* [Your instructions] Reproduce all the entries exactly and keep the pictures out.

····················

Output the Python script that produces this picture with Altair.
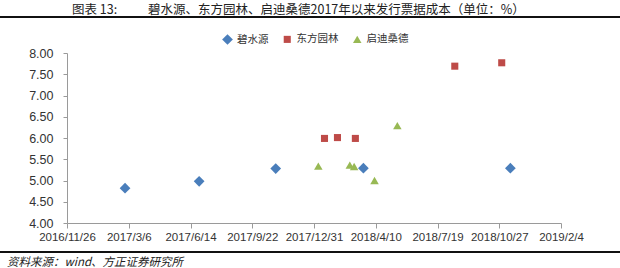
import json

import altair as alt
import pandas as pd

# Day 0 of the horizontal axis; ticks every 100 days
ORIGIN = pd.Timestamp("2016-11-26")
tick_days = [0, 100, 200, 300, 400, 500, 600, 700, 800]
tick_labels = ["2016/11/26", "2017/3/6", "2017/6/14", "2017/9/22", "2017/12/31",
               "2018/4/10", "2018/7/19", "2018/10/27", "2019/2/4"]
y_ticks = [4.0, 4.5, 5.0, 5.5, 6.0, 6.5, 7.0, 7.5, 8.0]

series_names = ["碧水源", "东方园林", "启迪桑德"]

bsy_dates = ["2017-02-28", "2017-06-28", "2017-10-30", "2018-03-21", "2018-11-14"]
bsy_rates = [4.82, 4.98, 5.28, 5.29, 5.29]

dfyl_dates = ["2018-01-17", "2018-02-07", "2018-03-08", "2018-08-16", "2018-10-31"]
dfyl_rates = [5.99, 6.01, 5.99, 7.69, 7.77]

qdsd_dates = ["2018-01-07", "2018-02-27", "2018-03-06", "2018-04-08", "2018-05-15"]
qdsd_rates = [5.34, 5.36, 5.33, 5.00, 6.29]

title_label = "图表 13:"
title_text = "碧水源、东方园林、启迪桑德2017年以来发行票据成本（单位：%）"
source_text = "资料来源：wind、方正证券研究所"

rows = []
for name, dates, rates in zip(series_names,
                              [bsy_dates, dfyl_dates, qdsd_dates],
                              [bsy_rates, dfyl_rates, qdsd_rates]):
    for d, r in zip(dates, rates):
        rows.append({"series": name,
                     "day": (pd.Timestamp(d) - ORIGIN).days,
                     "rate": r})
df = pd.DataFrame(rows)

label_expr = json.dumps(tick_labels, ensure_ascii=False) + "[round(datum.value / 100)]"

AXIS_FONT = "Liberation Sans"
CJK_FONT = "Noto Sans CJK SC"

shared_legend = alt.Legend(
    title=None, orient="none", direction="horizontal",
    legendX=155, legendY=-19, padding=0,
    symbolSize=36, symbolStrokeWidth=0, labelFont=CJK_FONT,
    labelFontSize=10.5, labelColor="#333333", labelOffset=4,
    columnPadding=13,
)

points = alt.Chart(df).mark_point(filled=True, opacity=1).encode(
    x=alt.X("day:Q",
            scale=alt.Scale(domain=[0, 800], nice=False, zero=False),
            axis=alt.Axis(values=tick_days, labelExpr=label_expr, title=None,
                          grid=False, domainColor="#9a9a9a", tickColor="#9a9a9a",
                          tickSize=5, labelPadding=3, labelFont=AXIS_FONT,
                          labelFontSize=11.5, labelColor="#333333",
                          labelFlush=False, labelOverlap=False)),
    y=alt.Y("rate:Q",
            scale=alt.Scale(domain=[4, 8], nice=False, zero=False),
            axis=alt.Axis(values=y_ticks, format=".2f", title=None, grid=False,
                          domainColor="#9a9a9a", tickColor="#9a9a9a",
                          tickSize=4, labelPadding=10, labelFont=AXIS_FONT,
                          labelFontSize=12.5, labelColor="#333333",
                          labelFlush=False)),
    color=alt.Color("series:N",
                    scale=alt.Scale(domain=series_names,
                                    range=["#4a7ebb", "#be4b48", "#98b954"]),
                    legend=shared_legend),
    shape=alt.Shape("series:N",
                    scale=alt.Scale(domain=series_names,
                                    range=["diamond", "square", "triangle-up"]),
                    legend=shared_legend),
    size=alt.Size("series:N",
                  scale=alt.Scale(type="ordinal", domain=series_names,
                                  range=[115, 50, 72]),
                  legend=None),
)


def text_layer(text, x, y, size, align="left", italic=False):
    return alt.Chart(pd.DataFrame({"t": [text]})).mark_text(
        align=align, baseline="middle", font=CJK_FONT, fontSize=size,
        fontStyle="italic" if italic else "normal", color="#222222",
    ).encode(x=alt.value(x), y=alt.value(y), text="t:N")


def rule_layer(y):
    return alt.Chart(pd.DataFrame({"k": [0]})).mark_rule(
        color="#111111", strokeWidth=2.2,
    ).encode(x=alt.value(-67), x2=alt.value(553), y=alt.value(y))


chart = alt.layer(
    points,
    text_layer(title_label, 5, -43, 12.5),
    text_layer(title_text, 81, -43, 12.5),
    rule_layer(-36),
    rule_layer(199),
    text_layer(source_text, -60, 210, 11.5, italic=True),
).properties(
    width=494, height=170,
    padding={"left": 67, "top": 53, "right": 59, "bottom": 45},
    autosize=alt.AutoSizeParams(type="none"),
    background="white",
).configure_view(stroke=None)

chart.save("out.html", embed_options={"renderer": "svg", "actions": False})
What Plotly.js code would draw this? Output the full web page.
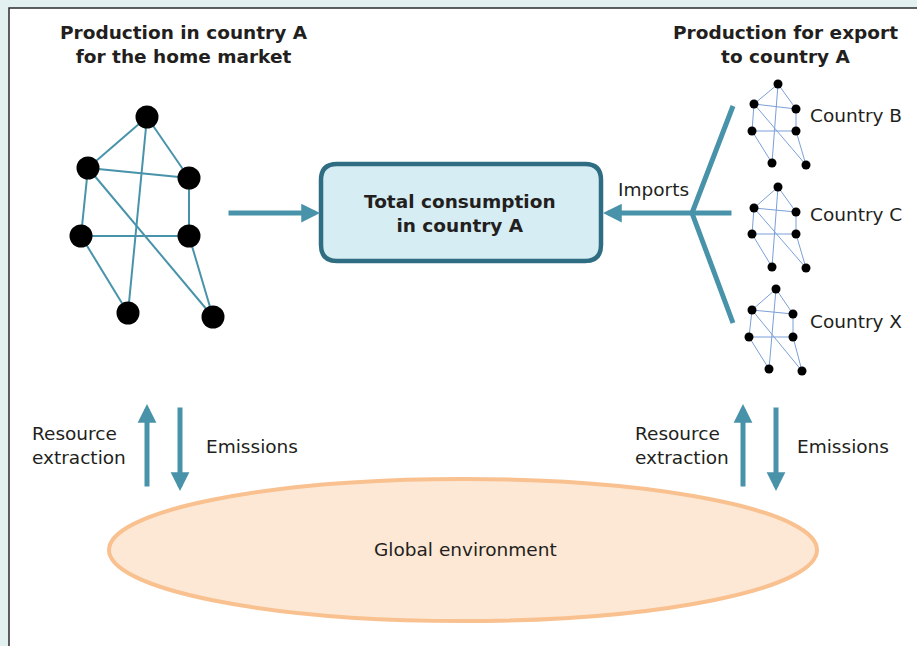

····················

* [Reply to the task]
Output the Python script that produces this picture with Altair.
import json

import altair as alt
import pandas as pd

# Day 0 of the horizontal axis; ticks every 100 days
ORIGIN = pd.Timestamp("2016-11-26")
tick_days = [0, 100, 200, 300, 400, 500, 600, 700, 800]
tick_labels = ["2016/11/26", "2017/3/6", "2017/6/14", "2017/9/22", "2017/12/31",
               "2018/4/10", "2018/7/19", "2018/10/27", "2019/2/4"]
y_ticks = [4.0, 4.5, 5.0, 5.5, 6.0, 6.5, 7.0, 7.5, 8.0]

series_names = ["碧水源", "东方园林", "启迪桑德"]

bsy_dates = ["2017-02-28", "2017-06-28", "2017-10-30", "2018-03-21", "2018-11-14"]
bsy_rates = [4.82, 4.98, 5.28, 5.29, 5.29]

dfyl_dates = ["2018-01-17", "2018-02-07", "2018-03-08", "2018-08-16", "2018-10-31"]
dfyl_rates = [5.99, 6.01, 5.99, 7.69, 7.77]

qdsd_dates = ["2018-01-07", "2018-02-27", "2018-03-06", "2018-04-08", "2018-05-15"]
qdsd_rates = [5.34, 5.36, 5.33, 5.00, 6.29]

title_label = "图表 13:"
title_text = "碧水源、东方园林、启迪桑德2017年以来发行票据成本（单位：%）"
source_text = "资料来源：wind、方正证券研究所"

rows = []
for name, dates, rates in zip(series_names,
                              [bsy_dates, dfyl_dates, qdsd_dates],
                              [bsy_rates, dfyl_rates, qdsd_rates]):
    for d, r in zip(dates, rates):
        rows.append({"series": name,
                     "day": (pd.Timestamp(d) - ORIGIN).days,
                     "rate": r})
df = pd.DataFrame(rows)

label_expr = json.dumps(tick_labels, ensure_ascii=False) + "[round(datum.value / 100)]"

AXIS_FONT = "Liberation Sans"
CJK_FONT = "Noto Sans CJK SC"

shared_legend = alt.Legend(
    title=None, orient="none", direction="horizontal",
    legendX=155, legendY=-19, padding=0,
    symbolSize=36, symbolStrokeWidth=0, labelFont=CJK_FONT,
    labelFontSize=10.5, labelColor="#333333", labelOffset=4,
    columnPadding=13,
)

points = alt.Chart(df).mark_point(filled=True, opacity=1).encode(
    x=alt.X("day:Q",
            scale=alt.Scale(domain=[0, 800], nice=False, zero=False),
            axis=alt.Axis(values=tick_days, labelExpr=label_expr, title=None,
                          grid=False, domainColor="#9a9a9a", tickColor="#9a9a9a",
                          tickSize=5, labelPadding=3, labelFont=AXIS_FONT,
                          labelFontSize=11.5, labelColor="#333333",
                          labelFlush=False, labelOverlap=False)),
    y=alt.Y("rate:Q",
            scale=alt.Scale(domain=[4, 8], nice=False, zero=False),
            axis=alt.Axis(values=y_ticks, format=".2f", title=None, grid=False,
                          domainColor="#9a9a9a", tickColor="#9a9a9a",
                          tickSize=4, labelPadding=10, labelFont=AXIS_FONT,
                          labelFontSize=12.5, labelColor="#333333",
                          labelFlush=False)),
    color=alt.Color("series:N",
                    scale=alt.Scale(domain=series_names,
                                    range=["#4a7ebb", "#be4b48", "#98b954"]),
                    legend=shared_legend),
    shape=alt.Shape("series:N",
                    scale=alt.Scale(domain=series_names,
                                    range=["diamond", "square", "triangle-up"]),
                    legend=shared_legend),
    size=alt.Size("series:N",
                  scale=alt.Scale(type="ordinal", domain=series_names,
                                  range=[115, 50, 72]),
                  legend=None),
)


def text_layer(text, x, y, size, align="left", italic=False):
    return alt.Chart(pd.DataFrame({"t": [text]})).mark_text(
        align=align, baseline="middle", font=CJK_FONT, fontSize=size,
        fontStyle="italic" if italic else "normal", color="#222222",
    ).encode(x=alt.value(x), y=alt.value(y), text="t:N")


def rule_layer(y):
    return alt.Chart(pd.DataFrame({"k": [0]})).mark_rule(
        color="#111111", strokeWidth=2.2,
    ).encode(x=alt.value(-67), x2=alt.value(553), y=alt.value(y))


chart = alt.layer(
    points,
    text_layer(title_label, 5, -43, 12.5),
    text_layer(title_text, 81, -43, 12.5),
    rule_layer(-36),
    rule_layer(199),
    text_layer(source_text, -60, 210, 11.5, italic=True),
).properties(
    width=494, height=170,
    padding={"left": 67, "top": 53, "right": 59, "bottom": 45},
    autosize=alt.AutoSizeParams(type="none"),
    background="white",
).configure_view(stroke=None)

chart.save("out.html", embed_options={"renderer": "svg", "actions": False})
What Plotly.js code would draw this? Output the full web page.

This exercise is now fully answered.